There’s also a song on The Black Album called “Living in L.A.,” which takes a long, hard look at what it’s like to live in the city.

“It’s a single person’s experience feeling lonely in a giant city, especially Los Angeles which I find to be inscrutable,” Wilson says. “There’s almost no way to really understand Los Angeles. I lived there a long time. If you saw Manhattan by Woody Allen, you’d say OK, that’s Manhattan. But I don’t believe anyone’s really made a Los Angeles movie I can really point to and say this is what Los Angeles is like. It just defies everything. I always tell people there is no Los Angeles. There’s a Burbank, there’s a West Side, there’s a Studio City — it’s not really a city.”

It’s also interesting that, after a Blue, Green, Red, White and Teal, this is the album that they chose to call Black (following hot on the heels of Spinal Tap, Metallica, and Jay-Z). The title hints at something darker, but the music really doesn’t.

“It’s an inside joke with us that The Black Album even got made,” Wilson says. “The rumor that we were gonna make something called The Black Album was kicking around for years. I almost wish we just kept saying we were gonna make The Black Album without actually doing it. Somehow we just said fine, this is the black album. I hesitate more and more as I get older to try to label anything. I would rather just take things on its own terms. It’s not like we had a grandiose plan. It’s more like, fine, black.”
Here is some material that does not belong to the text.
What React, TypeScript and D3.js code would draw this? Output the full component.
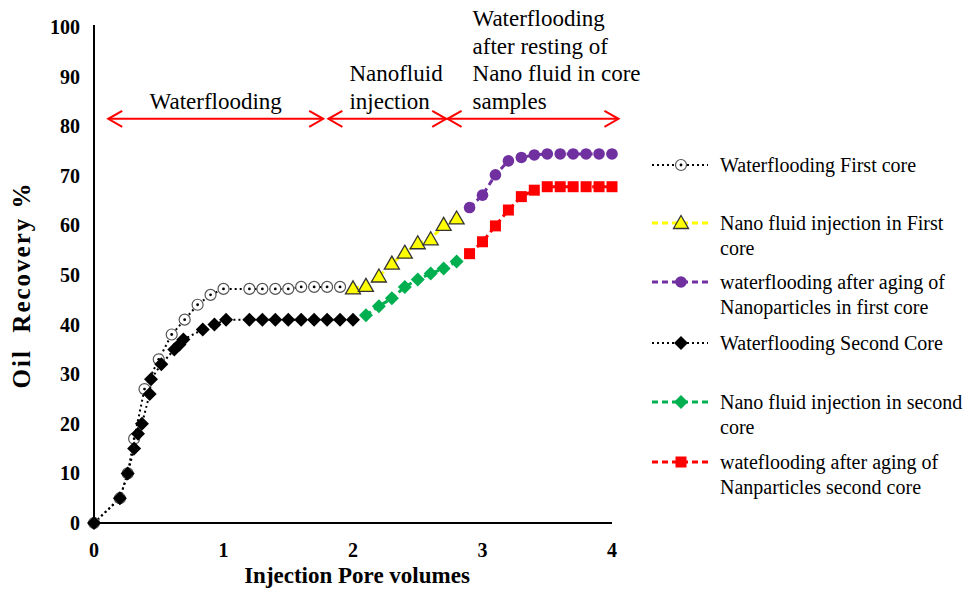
import React from "react";
import * as d3 from "d3";

// Injection pore volumes vs oil recovery (%)
const firstCoreWF = [
  [0, 0], [0.2, 5], [0.26, 10], [0.31, 17], [0.39, 27], [0.5, 33], [0.6, 38],
  [0.7, 41], [0.8, 44], [0.9, 46], [1.0, 47.2], [1.2, 47.2], [1.3, 47.2],
  [1.4, 47.2], [1.5, 47.2], [1.6, 47.6], [1.7, 47.6], [1.8, 47.6], [1.9, 47.6],
];
const firstCoreNano = [
  [2.0, 47.3], [2.1, 47.8], [2.2, 49.7], [2.3, 52.3], [2.4, 54.5],
  [2.5, 56.4], [2.6, 57.2], [2.7, 60.1], [2.8, 61.4],
];
const firstCoreAged = [
  [2.9, 63.6], [3.0, 66.1], [3.1, 70.2], [3.2, 73], [3.3, 73.7], [3.4, 74.2],
  [3.5, 74.4], [3.6, 74.4], [3.7, 74.4], [3.8, 74.4], [3.9, 74.4], [4.0, 74.4],
];
const secondCoreWF = [
  [0, 0], [0.2, 5], [0.26, 10], [0.31, 15], [0.34, 18], [0.37, 20], [0.43, 26],
  [0.44, 29], [0.52, 32], [0.62, 35], [0.66, 36], [0.69, 37], [0.84, 39],
  [0.93, 40], [1.02, 41], [1.2, 41], [1.3, 41], [1.4, 41], [1.5, 41], [1.6, 41],
  [1.7, 41], [1.8, 41], [1.9, 41], [2.0, 41],
];
const secondCoreNano = [
  [2.1, 41.9], [2.2, 43.7], [2.3, 45.3], [2.4, 47.6], [2.5, 49.1],
  [2.6, 50.3], [2.7, 51.3], [2.8, 52.7],
];
const secondCoreAged = [
  [2.9, 54.3], [3.0, 56.7], [3.1, 59.9], [3.2, 63.1], [3.3, 65.8], [3.4, 67.1],
  [3.5, 67.8], [3.6, 67.8], [3.7, 67.8], [3.8, 67.8], [3.9, 67.8], [4.0, 67.8],
];

const yTicks = [0, 10, 20, 30, 40, 50, 60, 70, 80, 90, 100];
const xTicks = [0, 1, 2, 3, 4];

const legendLabels = [
  ["Waterflooding First core"],
  ["Nano fluid injection in First", "core"],
  ["waterflooding after aging of", "Nanoparticles in first core"],
  ["Waterflooding Second Core"],
  ["Nano fluid injection in second", "core"],
  ["wateflooding after aging of", "Nanparticles second core"],
];

const stages = [
  { from: 0.11, to: 1.77, lines: ["Waterflooding"] },
  { from: 1.81, to: 2.72, lines: ["Nanofluid", "injection"] },
  { from: 2.73, to: 4.05, lines: ["Waterflooding", "after resting of", "Nano fluid in core", "samples"] },
];

const serif = "'Liberation Serif', 'Times New Roman', serif";

const series = [
  { data: firstCoreWF, color: "#000", dash: "2 3", width: 2, marker: "open" },
  { data: firstCoreNano, color: "#FFFF00", dash: "6 4", width: 3, marker: "triangle" },
  { data: firstCoreAged, color: "#7030A0", dash: "6 4", width: 3, marker: "circle" },
  { data: secondCoreWF, color: "#000", dash: "2 3", width: 2, marker: "diamond" },
  { data: secondCoreNano, color: "#00B050", dash: "6 4", width: 3, marker: "greenDiamond" },
  { data: secondCoreAged, color: "#FF0000", dash: "6 4", width: 3, marker: "square" },
];

function Marker({ kind, x, y }: { kind: string; x: number; y: number }) {
  const t = `translate(${x},${y})`;
  if (kind === "open")
    return (
      <g transform={t}>
        <circle r={5.5} fill="#fff" stroke="#555" strokeWidth={1.2} />
        <circle r={1.4} fill="#000" />
      </g>
    );
  if (kind === "triangle")
    return <path transform={t} d="M0,-7.5L7.5,5.5L-7.5,5.5Z" fill="#FFFF00" stroke="#333" strokeWidth={1.3} />;
  if (kind === "circle") return <circle cx={x} cy={y} r={5.8} fill="#7030A0" />;
  if (kind === "diamond") return <path transform={t} d="M0,-7L7,0L0,7L-7,0Z" fill="#000" />;
  if (kind === "greenDiamond") return <path transform={t} d="M0,-7L7,0L0,7L-7,0Z" fill="#00B050" />;
  return <rect x={x - 5.5} y={y - 5.5} width={11} height={11} fill="#FF0000" />;
}

export default function App() {
  const x = d3.scaleLinear().domain([0, 4]).range([94, 612]);
  const y = d3.scaleLinear().domain([0, 100]).range([523, 27]);
  const line = d3
    .line<number[]>()
    .x((d) => x(d[0]))
    .y((d) => y(d[1]));

  const arrowY = y(81.5);
  const legendRows = [165, 223, 282, 343, 402, 462];

  return (
    <svg
      width={976}
      height={595}
      style={{ position: "absolute", left: 0, top: 0, background: "#fff" }}
      fontFamily={serif}
    >
      {/* axes */}
      <line x1={x(0)} x2={x(0)} y1={y(100) - 2} y2={y(0)} stroke="#000" strokeWidth={2} />
      <line x1={x(0)} x2={x(4)} y1={y(0)} y2={y(0)} stroke="#000" strokeWidth={2} />
      {yTicks.map((t) => (
        <text key={t} x={80} y={y(t)} dy="0.35em" textAnchor="end" fontWeight="bold" fontSize={20}>
          {t}
        </text>
      ))}
      {xTicks.map((t) => (
        <text key={t} x={x(t)} y={557} textAnchor="middle" fontWeight="bold" fontSize={20}>
          {t}
        </text>
      ))}
      <text x={357} y={583} textAnchor="middle" fontWeight="bold" fontSize={23}>
        Injection Pore volumes
      </text>
      <text
        transform={`translate(30,${y(50) + 10}) rotate(-90)`}
        textAnchor="middle"
        fontWeight="bold"
        fontSize={25}
        letterSpacing={2}
        style={{ whiteSpace: "pre" }}
      >
        {"Oil  Recovery %"}
      </text>

      {/* stage arrows */}
      {stages.map((s, i) => {
        const x1 = x(s.from);
        const x2 = x(s.to);
        const n = s.lines.length;
        return (
          <g key={i} stroke="#FF0000" strokeWidth={2} fill="none">
            <line x1={x1} x2={x2} y1={arrowY} y2={arrowY} />
            <path d={`M${x1 + 14},${arrowY - 8}L${x1},${arrowY}L${x1 + 14},${arrowY + 8}`} />
            <path d={`M${x2 - 14},${arrowY - 8}L${x2},${arrowY}L${x2 - 14},${arrowY + 8}`} />
            {s.lines.map((l, j) => (
              <text
                key={j}
                x={i === 0 ? (x1 + x2) / 2 : x1 + (i === 1 ? 21 : 25)}
                y={arrowY - 10 - (n - 1 - j) * 27.5}
                textAnchor={i === 0 ? "middle" : "start"}
                fontSize={23}
                fill="#000"
                stroke="none"
              >
                {l}
              </text>
            ))}
          </g>
        );
      })}

      {/* series */}
      {series.map((s, i) => (
        <path
          key={i}
          d={line(s.data) || ""}
          fill="none"
          stroke={s.color}
          strokeWidth={s.width}
          strokeDasharray={s.dash}
        />
      ))}
      {series.map((s, i) => (
        <g key={i}>
          {s.data.map((d, j) => (
            <Marker key={j} kind={s.marker} x={x(d[0])} y={y(d[1])} />
          ))}
        </g>
      ))}

      {/* legend */}
      {series.map((s, i) => {
        const cy = legendRows[i];
        return (
          <g key={i}>
            <line
              x1={652}
              x2={708}
              y1={cy}
              y2={cy}
              stroke={s.color}
              strokeWidth={s.width}
              strokeDasharray={s.dash}
            />
            <Marker kind={s.marker} x={681} y={cy} />
            {legendLabels[i].map((l, j) => (
              <text key={j} x={720} y={cy + j * 25} dy="0.35em" fontSize={20}>
                {l}
              </text>
            ))}
          </g>
        );
      })}
    </svg>
  );
}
Wilson says that, after coming here for years, he loves performing in the Bay Area. This time, they’re performing at the Oracle Arena in Oakland with The Pixies on Wednesday, April 10, and Wilson doesn’t quite know what we can expect from the Weezer set.

“I think we’re trying some different thing this time,” he says. “Maybe a couple more deep cuts. We’ll play the songs that we’re obligated to play, that are popular on the radio.”

See? They do still know how to please a crowd. And you all thought they were a bunch of ornery bastards.

Weezer, with The Pixies and Basement, Wednesday, April 10, 7 p.m., at the Oracle Arena.